## Given material
========================================
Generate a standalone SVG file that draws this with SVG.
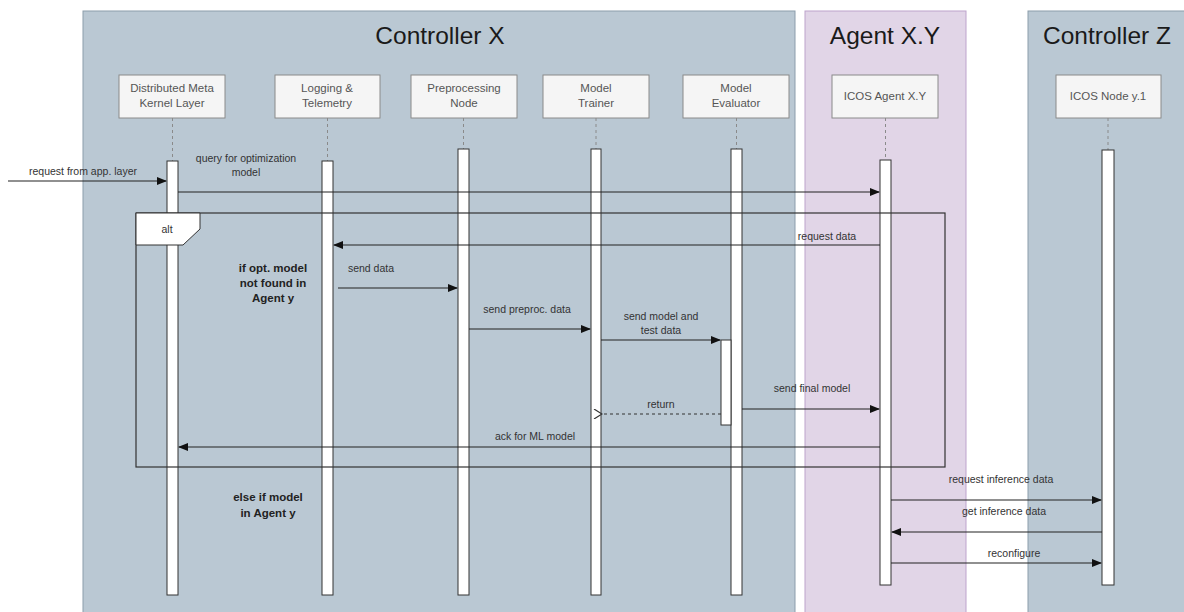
<svg xmlns="http://www.w3.org/2000/svg" width="1184" height="612" viewBox="0 0 1184 612">
<style>
.title{font-family:"Liberation Sans",Arial,sans-serif;font-size:24.5px;fill:#1a1a1a;text-anchor:middle}
.pbox{fill:#f5f5f5;stroke:#8a8a8a;stroke-width:1}
.ptxt{font-family:"Liberation Sans",Arial,sans-serif;font-size:11.5px;fill:#555;text-anchor:middle}
.life{stroke:#8a8a8a;stroke-width:1;stroke-dasharray:3,3}
.act{fill:#fff;stroke:#333;stroke-width:1}
.msg{stroke:#222;stroke-width:1.2;fill:none}
.ret{stroke:#333;stroke-width:1.2;fill:none;stroke-dasharray:3,3}
.lbl{font-family:"Liberation Sans",Arial,sans-serif;font-size:10.5px;fill:#333;text-anchor:middle}
.cond{font-family:"Liberation Sans",Arial,sans-serif;font-size:11.5px;font-weight:bold;fill:#222;text-anchor:middle}
</style>
<defs>
<marker id="ah" markerWidth="10" markerHeight="8" refX="9" refY="4" orient="auto" markerUnits="userSpaceOnUse">
<path d="M0,0 L10,4 L0,8 Z" fill="#111"/>
</marker>
<marker id="oh" markerWidth="10" markerHeight="10" refX="1" refY="5" orient="auto-start-reverse" markerUnits="userSpaceOnUse">
<path d="M9,0 L1,5 L9,10" fill="none" stroke="#333" stroke-width="1.2"/>
</marker>
</defs>

<g id="containers">
<rect x="83" y="11" width="712" height="610" fill="#bac8d3" stroke="#8c9dab" stroke-width="1"/>
<rect x="805" y="11" width="161" height="610" fill="#e1d5e7" stroke="#bda3cc" stroke-width="1"/>
<rect x="1028" y="11" width="170" height="610" fill="#bac8d3" stroke="#8c9dab" stroke-width="1"/>
<text class="title" x="440" y="44">Controller X</text>
<text class="title" x="885" y="44">Agent X.Y</text>
<text class="title" x="1107" y="44">Controller Z</text>
</g>

<g id="node-dmkl">
<rect class="pbox" x="119" y="75" width="106" height="43"/>
<text class="ptxt" x="172" y="92">Distributed Meta</text>
<text class="ptxt" x="172" y="107">Kernel Layer</text>
<line class="life" x1="172.5" y1="118" x2="172.5" y2="161"/>
<rect class="act" x="167" y="161" width="11" height="434"/>
</g>

<g id="node-logging">
<rect class="pbox" x="275" y="75" width="105" height="43"/>
<text class="ptxt" x="327" y="92">Logging &amp;</text>
<text class="ptxt" x="327" y="107">Telemetry</text>
<line class="life" x1="327.5" y1="118" x2="327.5" y2="161"/>
<rect class="act" x="322" y="161" width="11" height="434"/>
</g>

<g id="node-preproc">
<rect class="pbox" x="411" y="75" width="106" height="43"/>
<text class="ptxt" x="464" y="92">Preprocessing</text>
<text class="ptxt" x="464" y="107">Node</text>
<line class="life" x1="463.5" y1="118" x2="463.5" y2="149"/>
<rect class="act" x="458" y="149" width="11" height="446"/>
</g>

<g id="node-trainer">
<rect class="pbox" x="543" y="75" width="106" height="43"/>
<text class="ptxt" x="596" y="92">Model</text>
<text class="ptxt" x="596" y="107">Trainer</text>
<line class="life" x1="596" y1="118" x2="596" y2="149"/>
<rect class="act" x="591" y="149" width="10" height="446"/>
</g>

<g id="node-evaluator">
<rect class="pbox" x="683" y="75" width="106" height="43"/>
<text class="ptxt" x="736" y="92">Model</text>
<text class="ptxt" x="736" y="107">Evaluator</text>
<line class="life" x1="736.5" y1="118" x2="736.5" y2="149"/>
<rect class="act" x="731" y="149" width="11" height="446"/>
<rect class="act" x="721" y="340" width="10" height="85"/>
</g>

<g id="node-agent">
<rect class="pbox" x="832" y="75" width="106" height="43"/>
<text class="ptxt" x="885" y="100">ICOS Agent X.Y</text>
<line class="life" x1="885.5" y1="118" x2="885.5" y2="160"/>
<rect class="act" x="880" y="160" width="11" height="425"/>
</g>

<g id="node-icosnode">
<rect class="pbox" x="1056" y="75" width="105" height="43"/>
<text class="ptxt" x="1108" y="100">ICOS Node y.1</text>
<line class="life" x1="1108" y1="118" x2="1108" y2="150"/>
<rect class="act" x="1102" y="150" width="12" height="435"/>
</g>

<g id="alt-frame">
<rect x="136" y="213" width="809" height="254" fill="none" stroke="#333" stroke-width="1.2"/>
<path d="M136,213 L200,213 L200,229 L183,245 L136,245 Z" fill="#fff" stroke="#333" stroke-width="1"/>
<text class="lbl" x="167" y="233">alt</text>
<text class="cond" x="273" y="272">if opt. model</text>
<text class="cond" x="273" y="287">not found in</text>
<text class="cond" x="273" y="302">Agent y</text>
<text class="cond" x="268" y="501">else if model</text>
<text class="cond" x="268" y="517">in Agent y</text>
</g>

<g id="connectors">
<line class="msg" x1="8" y1="181" x2="166" y2="181" marker-end="url(#ah)"/>
<text class="lbl" x="83" y="175">request from app. layer</text>

<line class="msg" x1="178" y1="192" x2="879" y2="192" marker-end="url(#ah)"/>
<text class="lbl" x="246" y="162">query for optimization</text>
<text class="lbl" x="246" y="176">model</text>

<line class="msg" x1="880" y1="245" x2="334" y2="245" marker-end="url(#ah)"/>
<text class="lbl" x="827" y="240">request data</text>

<line class="msg" x1="338" y1="288" x2="457" y2="288" marker-end="url(#ah)"/>
<text class="lbl" x="371" y="272">send data</text>

<line class="msg" x1="469" y1="329" x2="590" y2="329" marker-end="url(#ah)"/>
<text class="lbl" x="527" y="313">send preproc. data</text>

<line class="msg" x1="601" y1="340" x2="720" y2="340" marker-end="url(#ah)"/>
<text class="lbl" x="661" y="320">send model and</text>
<text class="lbl" x="661" y="334">test data</text>

<line class="ret" x1="721" y1="414" x2="602" y2="414" marker-end="url(#oh)"/>
<text class="lbl" x="661" y="408">return</text>

<line class="msg" x1="742" y1="409" x2="879" y2="409" marker-end="url(#ah)"/>
<text class="lbl" x="812" y="392">send final model</text>

<line class="msg" x1="880" y1="447" x2="179" y2="447" marker-end="url(#ah)"/>
<text class="lbl" x="535" y="440">ack for ML model</text>

<line class="msg" x1="891" y1="500" x2="1101" y2="500" marker-end="url(#ah)"/>
<text class="lbl" x="1001" y="483">request inference data</text>

<line class="msg" x1="1102" y1="532" x2="892" y2="532" marker-end="url(#ah)"/>
<text class="lbl" x="1004" y="515">get inference data</text>

<line class="msg" x1="891" y1="563" x2="1101" y2="563" marker-end="url(#ah)"/>
<text class="lbl" x="1014" y="557">reconfigure</text>
</g>
</svg>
========================================
## Task to carry out
Copy out every line of the material above exactly, skipping the pictures.

## Result below
Generate a standalone SVG file that draws this with SVG.
<svg xmlns="http://www.w3.org/2000/svg" width="1184" height="612" viewBox="0 0 1184 612">
<style>
.title{font-family:"Liberation Sans",Arial,sans-serif;font-size:24.5px;fill:#1a1a1a;text-anchor:middle}
.pbox{fill:#f5f5f5;stroke:#8a8a8a;stroke-width:1}
.ptxt{font-family:"Liberation Sans",Arial,sans-serif;font-size:11.5px;fill:#555;text-anchor:middle}
.life{stroke:#8a8a8a;stroke-width:1;stroke-dasharray:3,3}
.act{fill:#fff;stroke:#333;stroke-width:1}
.msg{stroke:#222;stroke-width:1.2;fill:none}
.ret{stroke:#333;stroke-width:1.2;fill:none;stroke-dasharray:3,3}
.lbl{font-family:"Liberation Sans",Arial,sans-serif;font-size:10.5px;fill:#333;text-anchor:middle}
.cond{font-family:"Liberation Sans",Arial,sans-serif;font-size:11.5px;font-weight:bold;fill:#222;text-anchor:middle}
</style>
<defs>
<marker id="ah" markerWidth="10" markerHeight="8" refX="9" refY="4" orient="auto" markerUnits="userSpaceOnUse">
<path d="M0,0 L10,4 L0,8 Z" fill="#111"/>
</marker>
<marker id="oh" markerWidth="10" markerHeight="10" refX="1" refY="5" orient="auto-start-reverse" markerUnits="userSpaceOnUse">
<path d="M9,0 L1,5 L9,10" fill="none" stroke="#333" stroke-width="1.2"/>
</marker>
</defs>

<g id="containers">
<rect x="83" y="11" width="712" height="610" fill="#bac8d3" stroke="#8c9dab" stroke-width="1"/>
<rect x="805" y="11" width="161" height="610" fill="#e1d5e7" stroke="#bda3cc" stroke-width="1"/>
<rect x="1028" y="11" width="170" height="610" fill="#bac8d3" stroke="#8c9dab" stroke-width="1"/>
<text class="title" x="440" y="44">Controller X</text>
<text class="title" x="885" y="44">Agent X.Y</text>
<text class="title" x="1107" y="44">Controller Z</text>
</g>

<g id="node-dmkl">
<rect class="pbox" x="119" y="75" width="106" height="43"/>
<text class="ptxt" x="172" y="92">Distributed Meta</text>
<text class="ptxt" x="172" y="107">Kernel Layer</text>
<line class="life" x1="172.5" y1="118" x2="172.5" y2="161"/>
<rect class="act" x="167" y="161" width="11" height="434"/>
</g>

<g id="node-logging">
<rect class="pbox" x="275" y="75" width="105" height="43"/>
<text class="ptxt" x="327" y="92">Logging &amp;</text>
<text class="ptxt" x="327" y="107">Telemetry</text>
<line class="life" x1="327.5" y1="118" x2="327.5" y2="161"/>
<rect class="act" x="322" y="161" width="11" height="434"/>
</g>

<g id="node-preproc">
<rect class="pbox" x="411" y="75" width="106" height="43"/>
<text class="ptxt" x="464" y="92">Preprocessing</text>
<text class="ptxt" x="464" y="107">Node</text>
<line class="life" x1="463.5" y1="118" x2="463.5" y2="149"/>
<rect class="act" x="458" y="149" width="11" height="446"/>
</g>

<g id="node-trainer">
<rect class="pbox" x="543" y="75" width="106" height="43"/>
<text class="ptxt" x="596" y="92">Model</text>
<text class="ptxt" x="596" y="107">Trainer</text>
<line class="life" x1="596" y1="118" x2="596" y2="149"/>
<rect class="act" x="591" y="149" width="10" height="446"/>
</g>

<g id="node-evaluator">
<rect class="pbox" x="683" y="75" width="106" height="43"/>
<text class="ptxt" x="736" y="92">Model</text>
<text class="ptxt" x="736" y="107">Evaluator</text>
<line class="life" x1="736.5" y1="118" x2="736.5" y2="149"/>
<rect class="act" x="731" y="149" width="11" height="446"/>
<rect class="act" x="721" y="340" width="10" height="85"/>
</g>

<g id="node-agent">
<rect class="pbox" x="832" y="75" width="106" height="43"/>
<text class="ptxt" x="885" y="100">ICOS Agent X.Y</text>
<line class="life" x1="885.5" y1="118" x2="885.5" y2="160"/>
<rect class="act" x="880" y="160" width="11" height="425"/>
</g>

<g id="node-icosnode">
<rect class="pbox" x="1056" y="75" width="105" height="43"/>
<text class="ptxt" x="1108" y="100">ICOS Node y.1</text>
<line class="life" x1="1108" y1="118" x2="1108" y2="150"/>
<rect class="act" x="1102" y="150" width="12" height="435"/>
</g>

<g id="alt-frame">
<rect x="136" y="213" width="809" height="254" fill="none" stroke="#333" stroke-width="1.2"/>
<path d="M136,213 L200,213 L200,229 L183,245 L136,245 Z" fill="#fff" stroke="#333" stroke-width="1"/>
<text class="lbl" x="167" y="233">alt</text>
<text class="cond" x="273" y="272">if opt. model</text>
<text class="cond" x="273" y="287">not found in</text>
<text class="cond" x="273" y="302">Agent y</text>
<text class="cond" x="268" y="501">else if model</text>
<text class="cond" x="268" y="517">in Agent y</text>
</g>

<g id="connectors">
<line class="msg" x1="8" y1="181" x2="166" y2="181" marker-end="url(#ah)"/>
<text class="lbl" x="83" y="175">request from app. layer</text>

<line class="msg" x1="178" y1="192" x2="879" y2="192" marker-end="url(#ah)"/>
<text class="lbl" x="246" y="162">query for optimization</text>
<text class="lbl" x="246" y="176">model</text>

<line class="msg" x1="880" y1="245" x2="334" y2="245" marker-end="url(#ah)"/>
<text class="lbl" x="827" y="240">request data</text>

<line class="msg" x1="338" y1="288" x2="457" y2="288" marker-end="url(#ah)"/>
<text class="lbl" x="371" y="272">send data</text>

<line class="msg" x1="469" y1="329" x2="590" y2="329" marker-end="url(#ah)"/>
<text class="lbl" x="527" y="313">send preproc. data</text>

<line class="msg" x1="601" y1="340" x2="720" y2="340" marker-end="url(#ah)"/>
<text class="lbl" x="661" y="320">send model and</text>
<text class="lbl" x="661" y="334">test data</text>

<line class="ret" x1="721" y1="414" x2="602" y2="414" marker-end="url(#oh)"/>
<text class="lbl" x="661" y="408">return</text>

<line class="msg" x1="742" y1="409" x2="879" y2="409" marker-end="url(#ah)"/>
<text class="lbl" x="812" y="392">send final model</text>

<line class="msg" x1="880" y1="447" x2="179" y2="447" marker-end="url(#ah)"/>
<text class="lbl" x="535" y="440">ack for ML model</text>

<line class="msg" x1="891" y1="500" x2="1101" y2="500" marker-end="url(#ah)"/>
<text class="lbl" x="1001" y="483">request inference data</text>

<line class="msg" x1="1102" y1="532" x2="892" y2="532" marker-end="url(#ah)"/>
<text class="lbl" x="1004" y="515">get inference data</text>

<line class="msg" x1="891" y1="563" x2="1101" y2="563" marker-end="url(#ah)"/>
<text class="lbl" x="1014" y="557">reconfigure</text>
</g>
</svg>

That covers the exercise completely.